Longtemps reflet de la situation hégémonique des États-Unis et des grands pays européens, la Biennale de Venise se devait de prendre en compte l’évolution géopolitique du monde. Occupant une place démographique mais aussi économique majeure, les pays asiatiques et leurs artistes se taillent désormais une vraie place au sein de ce grand rendez-vous de l’art contemporain. Que ce soit aux Giardini avec les pavillons du Japon (avec les créations de Yuko Mohri), de la Corée (on ne peut plus minimal avec un parcours olfactif conçu par Koo Jeong A pour son 30e anniversaire à la Biennale), à l’Arsenale avec ceux des Philippines, de Singapour, de l’Ouzbékistan et, presque tout au bout, celui de la Chine. Assez consensuel, ce dernier présente le travail de sept artistes autour du thème de la dissémination ainsi que des archives numériques localisant dans les musées du monde entier les peintures chinoises anciennes, dans une démarche patrimoniale.
Les Philippines, qui disposent cette année « du plus grand espace jamais octroyé à ce pays », selon Carlos Quijon Jr, commissaire du pavillon, mettent l’accent sur la colonisation. L’artiste Mark Salvatus a créé une installation textile, sonore et vidéo autour d’un héros local qui a contribué « à semer les graines de la révolution nationale » après notamment l’occupation espagnole, explique-t-il.

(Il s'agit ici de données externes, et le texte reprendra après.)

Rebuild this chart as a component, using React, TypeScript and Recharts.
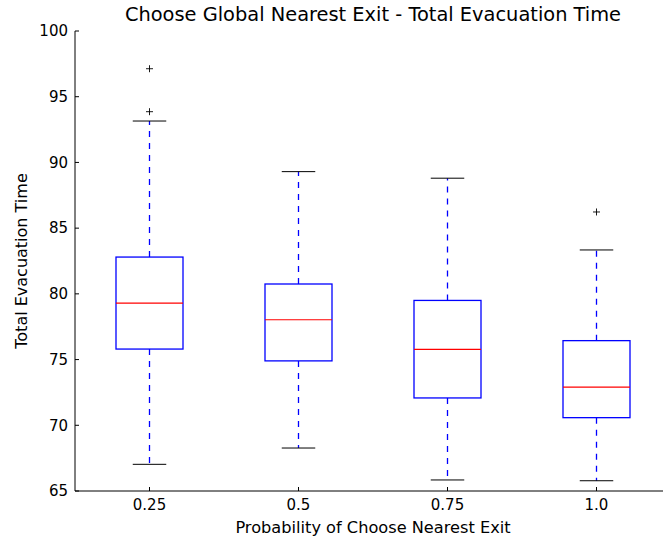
import { ComposedChart, Bar, XAxis, YAxis, Label } from 'recharts';

const categories = ['0.25', '0.5', '0.75', '1.0'];
const whiskerLow = [67.03, 68.27, 65.84, 65.78];
const q1 = [75.8, 74.9, 72.08, 70.58];
const median = [79.3, 78.03, 75.78, 72.9];
const q3 = [82.8, 80.75, 79.5, 76.44];
const whiskerHigh = [93.15, 89.3, 88.8, 83.34];
const outliers: number[][] = [[93.86, 97.13], [], [], [86.23]];
const yTicks = [65, 70, 75, 80, 85, 90, 95, 100];

const data = categories.map((name, i) => ({
  name,
  low: whiskerLow[i],
  q1: q1[i],
  med: median[i],
  q3: q3[i],
  high: whiskerHigh[i],
  fliers: outliers[i],
  range: [Math.min(whiskerLow[i], ...outliers[i]), Math.max(whiskerHigh[i], ...outliers[i])],
}));

const font = '"DejaVu Sans", sans-serif';

// the bar spans the whole range, so its pixel height gives us the y scale
function BoxShape(props: any) {
  const { x, y, width, height, payload } = props;
  const [lo, hi] = payload.range;
  const top = height >= 0 ? y : y + height;
  const k = Math.abs(height) / (hi - lo);
  const py = (v: number) => top + (hi - v) * k;
  const cx = Math.floor(x + width / 2) + 0.5;
  const cap = width / 4;
  return (
    <g>
      <line x1={cx} x2={cx} y1={py(payload.q3)} y2={py(payload.high)} stroke="#0000ff" strokeWidth={1.3} strokeDasharray="6 6" />
      <line x1={cx} x2={cx} y1={py(payload.q1)} y2={py(payload.low)} stroke="#0000ff" strokeWidth={1.3} strokeDasharray="6 6" />
      <line x1={cx - cap} x2={cx + cap} y1={py(payload.high)} y2={py(payload.high)} stroke="#000" />
      <line x1={cx - cap} x2={cx + cap} y1={py(payload.low)} y2={py(payload.low)} stroke="#000" />
      <rect x={x} y={py(payload.q3)} width={width} height={py(payload.q1) - py(payload.q3)} fill="none" stroke="#0000ff" strokeWidth={1.3} />
      <line x1={x} x2={x + width} y1={py(payload.med)} y2={py(payload.med)} stroke="#ff0000" strokeWidth={1.2} />
      {payload.fliers.map((v: number, j: number) => (
        <g key={j} stroke="#000" strokeWidth={0.9}>
          <line x1={cx - 3.5} x2={cx + 3.5} y1={py(v)} y2={py(v)} />
          <line x1={cx} x2={cx} y1={py(v) - 3.5} y2={py(v) + 3.5} />
        </g>
      ))}
    </g>
  );
}

export default function App() {
  return (
    <div style={{ position: 'absolute', left: 0, top: 0, width: 663, height: 538, overflow: 'hidden', background: '#fff' }}>
      <div style={{ position: 'absolute', left: 0, width: 746, top: 3, textAlign: 'center', fontFamily: font, fontSize: 19.4, color: '#000', whiteSpace: 'nowrap' }}>
        Choose Global Nearest Exit - Total Evacuation Time
      </div>
      <ComposedChart width={680} height={538} data={data} margin={{ top: 31, right: 9, bottom: 0, left: 0 }}>
        <XAxis
          dataKey="name"
          height={47}
          tickSize={-4}
          tickMargin={12}
          axisLine={{ stroke: '#000' }}
          tickLine={{ stroke: '#000' }}
          tick={{ fill: '#000', fontSize: 15, fontFamily: font }}
        >
          <Label value="Probability of Choose Nearest Exit" position="insideBottom" offset={5} style={{ fill: '#000', fontSize: 16.2, fontFamily: font }} />
        </XAxis>
        <XAxis
          xAxisId="top"
          orientation="top"
          dataKey="name"
          height={0}
          tickSize={-4}
          axisLine={{ stroke: '#000' }}
          tickLine={{ stroke: '#000' }}
          tickFormatter={() => ''}
        />
        <YAxis
          width={75}
          domain={[65, 100]}
          ticks={yTicks}
          type="number"
          allowDataOverflow
          tickSize={-4}
          tickMargin={11}
          axisLine={{ stroke: '#000' }}
          tickLine={{ stroke: '#000' }}
          tick={{ fill: '#000', fontSize: 15, fontFamily: font }}
        >
          <Label value="Total Evacuation Time" angle={-90} position="center" dx={-16} style={{ fill: '#000', fontSize: 16, fontFamily: font, textAnchor: 'middle' }} />
        </YAxis>
        <Bar dataKey="range" barSize={67} shape={<BoxShape />} isAnimationActive={false} />
      </ComposedChart>
    </div>
  );
}
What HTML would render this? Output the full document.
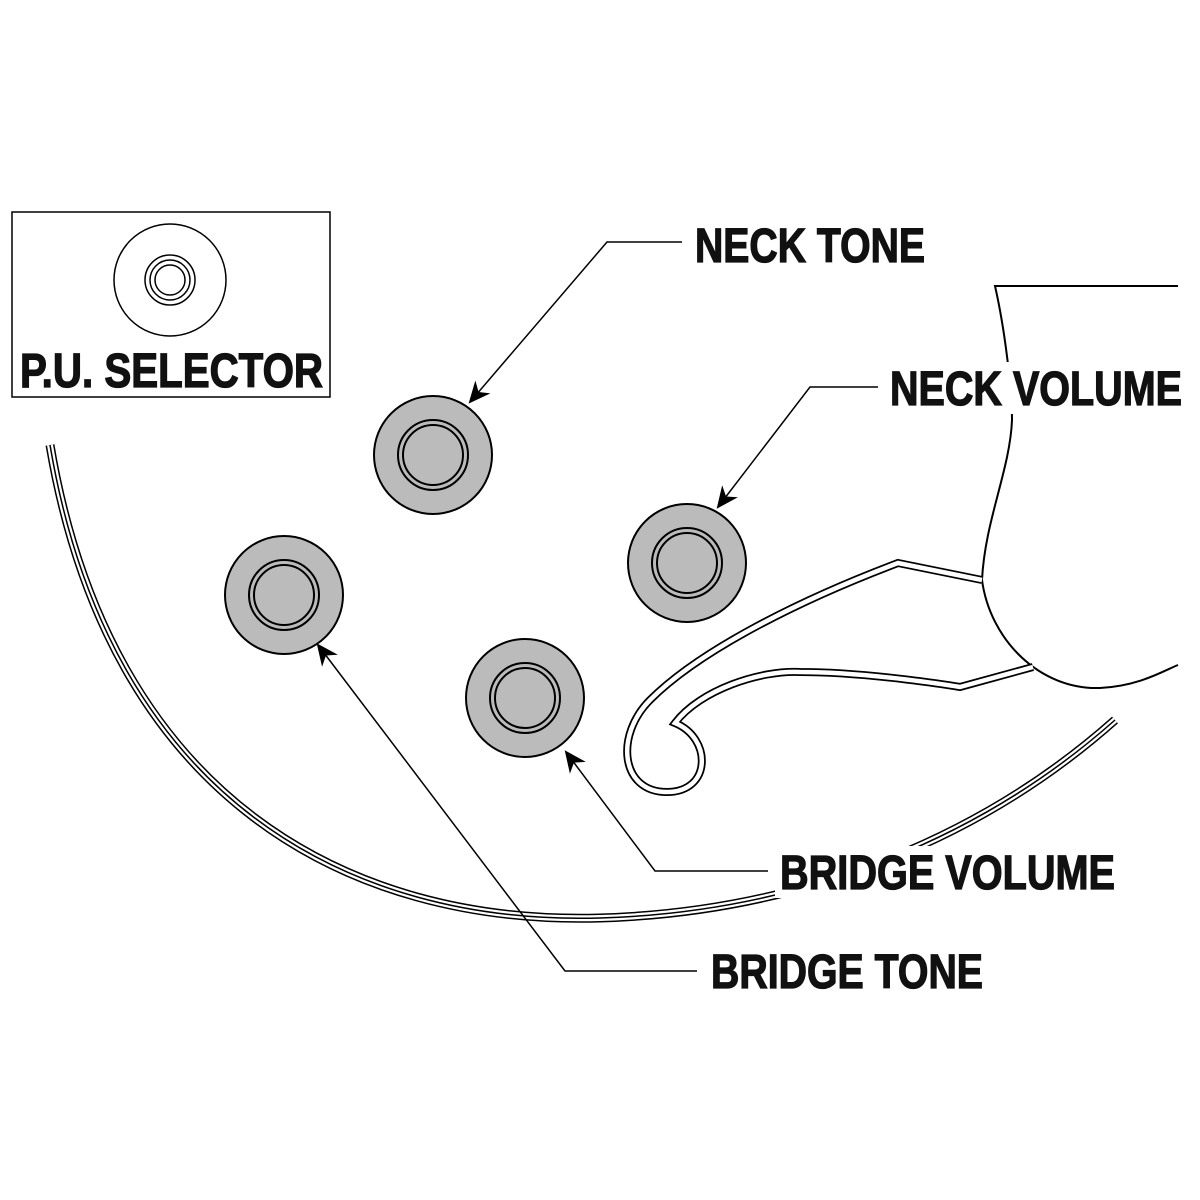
<!DOCTYPE html>
<html><head><meta charset="utf-8"><style>html,body{margin:0;padding:0;background:#fff}svg{display:block}
text{font-family:"Liberation Sans Narrow","Liberation Sans",sans-serif;font-weight:bold;fill:#111;stroke:#111;stroke-width:1.3}</style></head>
<body>
<svg width="1200" height="1200" viewBox="0 0 1200 1200" xmlns="http://www.w3.org/2000/svg">
<defs><marker id="ah" viewBox="0 0 10 10" refX="9" refY="5" markerWidth="22" markerHeight="22" markerUnits="userSpaceOnUse" orient="auto"><path d="M0,0.5 L10,5 L0,9.5 L3,5 Z" fill="#000"/></marker></defs>
<g fill="none">
<path d="M50,445 C110,800 350,925 600,918 C800,912 980,840 1115,720" stroke="#000" stroke-width="9"/>
<path d="M50,445 C110,800 350,925 600,918 C800,912 980,840 1115,720" stroke="#fff" stroke-width="6"/>
<path d="M50,445 C110,800 350,925 600,918 C800,912 980,840 1115,720" stroke="#000" stroke-width="1.5"/>
</g>
<path d="M1178,286 L995,286 C1005,330 1012,390 1012,420 C1010,470 985,520 982,580 C990,640 1040,690 1100,688 C1140,686 1165,670 1178,665" fill="#fff" stroke="#000" stroke-width="2"/>
<g fill="none" stroke-linejoin="miter">
<path d="M982,580 L898,563 C800,600 700,650 650,700 C615,735 620,792 667,792 C712,792 712,738 675,723 C700,690 760,670 800,672 C870,672 960,687 960,687 L1033,667" stroke="#000" stroke-width="8"/>
<path d="M982,580 L898,563 C800,600 700,650 650,700 C615,735 620,792 667,792 C712,792 712,738 675,723 C700,690 760,670 800,672 C870,672 960,687 960,687 L1033,667" stroke="#fff" stroke-width="4.5"/>
</g>
<rect x="12" y="212" width="318" height="185" fill="#fff" stroke="#000" stroke-width="1.5"/>
<g fill="none" stroke="#000" stroke-width="1.5">
<circle cx="170" cy="280" r="56"/><circle cx="170" cy="280" r="25"/><circle cx="170" cy="280" r="20"/><circle cx="170" cy="280" r="15"/>
</g>
<text x="20" y="387" font-size="48" textLength="303" lengthAdjust="spacingAndGlyphs">P.U. SELECTOR</text>
<g stroke="#000" stroke-width="2">
<g transform="translate(433,455)"><circle r="59" fill="#bbb"/><circle r="35" fill="none"/><circle r="30" fill="#bbb"/></g>
<g transform="translate(687,563)"><circle r="59" fill="#bbb"/><circle r="35" fill="none"/><circle r="30" fill="#bbb"/></g>
<g transform="translate(284,595)"><circle r="59" fill="#bbb"/><circle r="35" fill="none"/><circle r="30" fill="#bbb"/></g>
<g transform="translate(525,698)"><circle r="59" fill="#bbb"/><circle r="35" fill="none"/><circle r="30" fill="#bbb"/></g>
</g>
<g fill="none" stroke="#000" stroke-width="1.5" marker-end="url(#ah)">
<path d="M682,242 L607,242 L470,402"/>
<path d="M878,387 L810,387 L718,507"/>
<path d="M768,871 L655,871 L566,752"/>
<path d="M697,971 L565,971 L318,645"/>
</g>
<rect x="885" y="362" width="300" height="52" fill="#fff"/>
<rect x="775" y="846" width="345" height="52" fill="#fff"/>
<text x="695" y="262" font-size="48" textLength="230" lengthAdjust="spacingAndGlyphs">NECK TONE</text>
<text x="890" y="405" font-size="48" textLength="292" lengthAdjust="spacingAndGlyphs">NECK VOLUME</text>
<text x="780" y="889" font-size="48" textLength="335" lengthAdjust="spacingAndGlyphs">BRIDGE VOLUME</text>
<text x="711" y="988" font-size="48" textLength="272" lengthAdjust="spacingAndGlyphs">BRIDGE TONE</text>
</svg>
</body></html>
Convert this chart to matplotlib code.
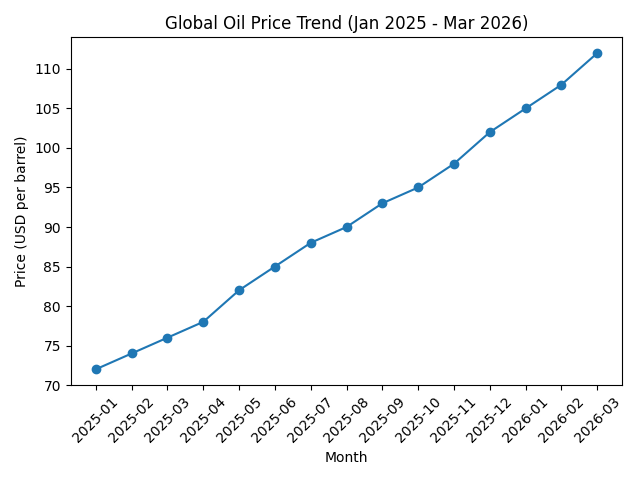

La colonisation imprègne aussi la participation de Singapour, qui se démarque avec une belle installation de Robert Zhao Renhui accompagnée d’un film sur la déforestation et les traces des occupations passées. Tel un ethnologue, l’artiste dresse un inventaire visuel des traces d’occupation par les Britanniques ou les Japonais, et en parallèle celui des plantes exogènes ou indigènes que l’on trouve dans la Cité-État…
Le pavillon taïwanais (au Palazzo delle Prigioni) se veut plus engagé face aux menaces réelles que représente la Chine. L’inquiétante vidéo de Yuan Goang-Ming met en scène la capitale, Taïpei, durant une simulation d’alerte militaire, une œuvre que l’on ne souhaite pas prémonitoire…
Situés juste en face de l’entrée de l’Arsenale, impossible de manquer les espaces occupés par deux pays aux problématiques différentes. Hongkong propose une exposition très réussie de Trevor Yeung coorganisée par le M +, avec quatre installations autour de l’eau qui fait écho à la lagune vénitienne. La kyrielle d’aquariums évoquant avec subtilité le commerce maritime qui fut longtemps la principale richesse historique de Hongkong… et de Venise !
À deux pas, toujours face à l’entrée de l’Arsenale, le pavillon de Mongolie propose une exposition d’Ochirbold Ayurzana littéralement « squelettique » et dont les personnages en os se réfèrent au bouddhisme mais aussi à la danse. Pour Oyunjargal Oyuntuya, commissaire du pavillon, basée en Allemagne et cocuratrice du pavillon avec Gregor Jansen, directeur de la Kunsthalle Düsseldorf, « la Mongolie et l’Allemagne célèbrent 50 ans de relations diplomatiques, ce dont témoigne la participation de la Kunshalle, qui exposera de son côté dix artistes mongoliens » (du 29 juin au 8 septembre 2024). Les échanges de visites officielles l’année dernière entre Emmanuel Macron et son homologue mongol vont-ils déboucher sur des projets culturels de la même eau ?
L’Inde, quant à elle, n’a pas de pavillon cette année, mais des artistes présents dans l’exposition « Foreigners Everywhere » d’Adriano Pedrosa – avec une dizaine d’artistes – et dans plusieurs sites de la Sérénissime. Le Kiran Nadar Museum of Art (KNMA) de New Delhi présente ainsi une exposition du grand artiste moderne M.F. Husain (1915-2011) au Magazzini del Sale à Dorsoduro, les œuvres du peintre indien étant complétées par une grande installation immersive.
Au-delà des pavillons nationaux, d’autres mettent à l’honneur des artistes originaires d’Asie, comme au pavillon des pays nordiques avec une exposition curatée par Lap-See Lam, dont la famille vient de Hongkong. Les artistes asiatiques sont aussi présents dans les événements collatéraux. En font partie « The Spirits of Maritime Crossing », au Palazzo Smith Mangilli Valmarana, exposition d’une dizaine d’artistes d’Asie du Sud-Est, du Cambodge au Vietnam, conçue avec le concours de la Bangkok Art Biennale Foundation. Enfin, la Corée reste très bien représentée dans Venise, avec entre autres une exposition de Lee Bae à la Wilmotte Foundation ou plusieurs salles consacrées à Lee Ufan – avec de nouvelles œuvres – à la Berggruen Arts & Culture, qui inaugure le 19 avril ses nouveaux locaux au palazzo Diedo.